A rare Individual Peabody was awarded to Lorne Michaels, now in his 37th year as executive producer of βSaturday Night Liveβ and still discovering new comic talents, incubating ideas and nurturing careers.
The documentary honorees underscored the vital, variegated state of the non-fiction form. They included the Smithsonian Channelβs βMLK: The Assassination Tapes,β in which rare archival footage was fused into a gripping reconstruction of the events surrounding the Civil Rights leaderβs 1968 murder; βSheikh Jarrah, My Neighborhood,β an encouraging Al Jazeera report about a Palestinian-Israeli interaction in an East Jerusalem neighborhood; and βMarina AbramoviΔ: The Artist Is Present,β an HBO film about the performance-art pioneer thatβs as challenging and outrageous as she is.
Other documentaries winning Peabodys included βThe Loving Story,β a poignant film shown on HBO about a couple infamously arrested in 1958 for daring to marry across racial lines; βSummer Pasture,β an βIndependent Lensβ film that chronicled a nomadic Tibetan familyβs natural and political hardships; and βWhy Poverty?,β a collection of eight distinctively different films from Steps International that explored aspects of that human condition historically and here and now.
Other radio winners included βTeen Contender,β a βRadio Diariesβ entry that shadowed a teenaged boxer on her quest to fight on the U.S. Olympic team; βThe Leonard Lopate Show,β WNYC Radioβs noble, nimble daily consideration of New York Cityβs art, political and cultural life; and βWhat Happened at Dos Erres,β a βThis American Lifeβ spellbinder about a Guatemalan immigrant who learns that the man he believed to be his father actually led the massacre of his village.

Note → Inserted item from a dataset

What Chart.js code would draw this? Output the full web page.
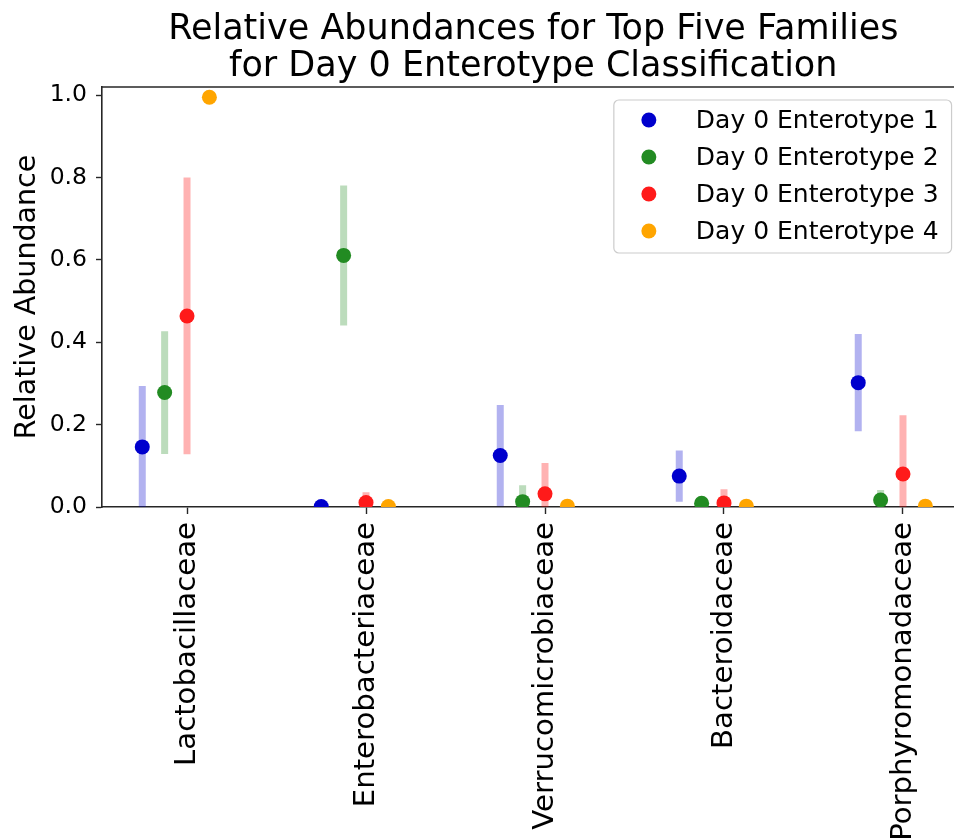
<!DOCTYPE html>
<html>
<head>
<meta charset="utf-8">
<script src="https://cdn.jsdelivr.net/npm/chart.js@4/dist/chart.umd.min.js"></script>
<style>
  html, body { margin: 0; padding: 0; overflow: hidden; background: #fff; }
  canvas { display: block; }
</style>
</head>
<body>
<canvas id="chart" width="954" height="839"></canvas>
<script>
// Families on the x axis
const categories = ['Lactobacillaceae', 'Enterobacteriaceae', 'Verrucomicrobiaceae', 'Bacteroidaceae', 'Porphyromonadaceae'];
const seriesNames = ['Day 0 Enterotype 1', 'Day 0 Enterotype 2', 'Day 0 Enterotype 3', 'Day 0 Enterotype 4'];

// Mean relative abundance per family, one list per enterotype
const meanType1 = [0.146, 0.001, 0.125, 0.075, 0.302];
const meanType2 = [0.278, 0.611, 0.013, 0.009, 0.017];
const meanType3 = [0.464, 0.011, 0.032, 0.010, 0.080];
const meanType4 = [0.995, 0.001, 0.002, 0.002, 0.002];

// Standard deviation per family, one list per enterotype
const sdType1 = [0.148, 0.002, 0.123, 0.062, 0.118];
const sdType2 = [0.149, 0.170, 0.040, 0.012, 0.024];
const sdType3 = [0.336, 0.025, 0.075, 0.033, 0.143];
const sdType4 = [0, 0, 0, 0, 0];

const yTicks = [0.0, 0.2, 0.4, 0.6, 0.8, 1.0];

// ---- styling ----
const FONT = '"DejaVu Sans", "Liberation Sans", sans-serif';
const INK = '#262626';
const pointColors = ['#0000cd', '#228b22', '#ff1a1a', '#ffa500'];
const barColors = ['rgba(0,0,205,0.3)', 'rgba(34,139,34,0.3)', 'rgba(255,0,0,0.3)', 'rgba(255,165,0,0.3)'];
const dodge = [-0.25, -0.125, 0, 0.125];
// the axes frame runs a little past the right edge of the figure
const X_MIN = -0.475;
const X_MAX = 4.344;
const X_VISIBLE_MAX = 4.285;

Chart.defaults.font.family = FONT;
Chart.defaults.color = '#000';

const means = [meanType1, meanType2, meanType3, meanType4];
const sds = [sdType1, sdType2, sdType3, sdType4];

// vertical error bars: one segment per family, broken by null points
const errorBarSets = means.map((m, s) => ({
  type: 'line',
  isErrorBar: true,
  data: m.flatMap((v, i) => [
    { x: i + dodge[s], y: v - sds[s][i] },
    { x: i + dodge[s], y: v + sds[s][i] },
    { x: i + dodge[s], y: null }
  ]),
  borderColor: barColors[s],
  borderWidth: 7,
  borderCapStyle: 'butt',
  pointRadius: 0,
  pointHoverRadius: 0,
  tension: 0,
  fill: false,
  spanGaps: false,
  clip: 0,
  order: 1
}));

const pointSets = means.map((m, s) => ({
  type: 'scatter',
  label: seriesNames[s],
  data: m.map((v, i) => ({ x: i + dodge[s], y: v })),
  backgroundColor: pointColors[s],
  borderColor: pointColors[s],
  borderWidth: 0,
  pointRadius: 7.5,
  pointHoverRadius: 7.5,
  showLine: false,
  clip: 0,
  order: 0
}));

// top spine of the axes frame
const topSpine = {
  id: 'topSpine',
  afterDraw(chart) {
    const { ctx, chartArea: { left, right, top } } = chart;
    ctx.save();
    ctx.strokeStyle = INK;
    ctx.lineWidth = 1.6;
    ctx.beginPath();
    ctx.moveTo(left - 0.8, top);
    ctx.lineTo(right, top);
    ctx.stroke();
    ctx.restore();
  }
};

// boxed legend in the upper right corner of the axes frame
const cornerLegend = {
  id: 'cornerLegend',
  afterDraw(chart) {
    const { ctx, chartArea } = chart;
    const frameRight = chart.scales.x.getPixelForValue(X_MAX);
    const items = chart.data.datasets.filter(d => !d.isErrorBar);
    const rowH = 37;
    ctx.save();
    ctx.font = '25px ' + FONT;
    const textW = Math.max(...items.map(d => ctx.measureText(d.label).width));
    const w = 82 + textW + 13;
    const h = 20 + rowH * (items.length - 1) + 22;
    const right = frameRight - 13;
    const top = chartArea.top + 13;
    const left = right - w;
    ctx.beginPath();
    ctx.roundRect(left, top, w, h, 5);
    ctx.fillStyle = 'rgba(255,255,255,0.8)';
    ctx.fill();
    ctx.strokeStyle = '#cccccc';
    ctx.lineWidth = 1.2;
    ctx.stroke();
    items.forEach((d, i) => {
      const y = top + 20 + i * rowH;
      ctx.beginPath();
      ctx.arc(left + 35, y, 7.5, 0, Math.PI * 2);
      ctx.fillStyle = d.backgroundColor;
      ctx.fill();
      ctx.fillStyle = '#000';
      ctx.textBaseline = 'middle';
      ctx.textAlign = 'left';
      ctx.fillText(d.label, left + 82, y + 1);
    });
    ctx.restore();
  }
};

// title centred over the full axes frame, including the part past the figure edge
const frameTitle = {
  id: 'frameTitle',
  afterDraw(chart) {
    const { ctx, chartArea } = chart;
    const cx = (chartArea.left + chart.scales.x.getPixelForValue(X_MAX)) / 2;
    const lines = ['Relative Abundances for Top Five Families', 'for Day 0 Enterotype Classification'];
    ctx.save();
    ctx.font = '35px ' + FONT;
    ctx.fillStyle = '#000';
    ctx.textAlign = 'center';
    ctx.textBaseline = 'alphabetic';
    lines.forEach((t, i) => ctx.fillText(t, cx, 38.5 + i * 37));
    ctx.restore();
  }
};

new Chart(document.getElementById('chart'), {
  type: 'scatter',
  data: { datasets: [...errorBarSets, ...pointSets] },
  options: {
    responsive: false,
    animation: false,
    events: [],
    layout: { padding: { top: 87, left: 0, right: 0, bottom: 0 }, autoPadding: false },
    plugins: {
      legend: { display: false },
      tooltip: { enabled: false },
      title: { display: false }
    },
    scales: {
      x: {
        type: 'linear',
        min: X_MIN,
        max: X_VISIBLE_MAX,
        z: 1,
        afterBuildTicks: axis => { axis.ticks = categories.map((_, i) => ({ value: i })); },
        afterFit: axis => {
          axis.height = 332;
          axis.paddingLeft = 0;
          axis.paddingRight = 0;
        },
        ticks: {
          callback: v => categories[v],
          autoSkip: false,
          minRotation: 90,
          maxRotation: 90,
          padding: 8,
          color: '#000',
          font: { size: 29.2 }
        },
        grid: { display: true, drawOnChartArea: false, drawTicks: true, tickLength: 7, tickWidth: 1.4, tickColor: INK },
        border: { display: true, color: INK, width: 1.6 }
      },
      y: {
        type: 'linear',
        min: 0,
        max: 1.02,
        z: 1,
        afterBuildTicks: axis => { axis.ticks = yTicks.map(v => ({ value: v })); },
        afterFit: axis => {
          axis.width = 102;
          axis.paddingTop = 0;
          axis.paddingBottom = 0;
        },
        ticks: {
          callback: v => v.toFixed(1),
          padding: 9,
          color: '#000',
          font: { size: 23.5 }
        },
        grid: { display: true, drawOnChartArea: false, drawTicks: true, tickLength: 6, tickWidth: 1.4, tickColor: INK },
        border: { display: true, color: INK, width: 1.6 },
        title: {
          display: true,
          text: 'Relative Abundance',
          color: '#000',
          font: { size: 28.5 },
          padding: { top: 10, bottom: 0 }
        }
      }
    }
  },
  plugins: [topSpine, cornerLegend, frameTitle]
});
</script>
</body>
</html>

News winners also included two β60 Minutesβ segments that demonstrated the magazine showβs range. βDeception at Dukeβ dug deep into allegations of fraud in a prestigious Duke University doctorβs cancer-cure research findings. βJoy in the Congoβ celebrated the emergence of a home-grown symphony orchestra in that war-ravaged African republic.
ABC Newsβ presciently planned, comprehensive coverage of βSuperstorm Sandyβ was honored with a Peabody, as was CNNβs thorough, voluminous and well-contextualized βCoverage Inside Syria and Homs 2012.β NPRβs detailed, daring coverage of Syriaβs descent into chaos by Deborah Amos and Kelly McEvers was also a winner.
The two websites receiving Peabody Awards demonstrate the breadth of styles and content that this medium can accommodate. SCOTUSblog is a treasure trove mostly of textβarchival material, updates, analysisβabout the daily and historic workings of the Supreme Court, while βSnow Fall: The Avalanche at Tunnel Creek,β on The New York Timesβ website, explored the cause and toll of an avalanche in Washington state primarily through spectacular graphics and aerial video. .
These 39 Peabodys will be formally presented at a luncheon ceremony on May 20 at the Waldorf-Astoria in New York. Scott Pelley, anchor of βThe CBS Evening News,β will be this yearβs emcee.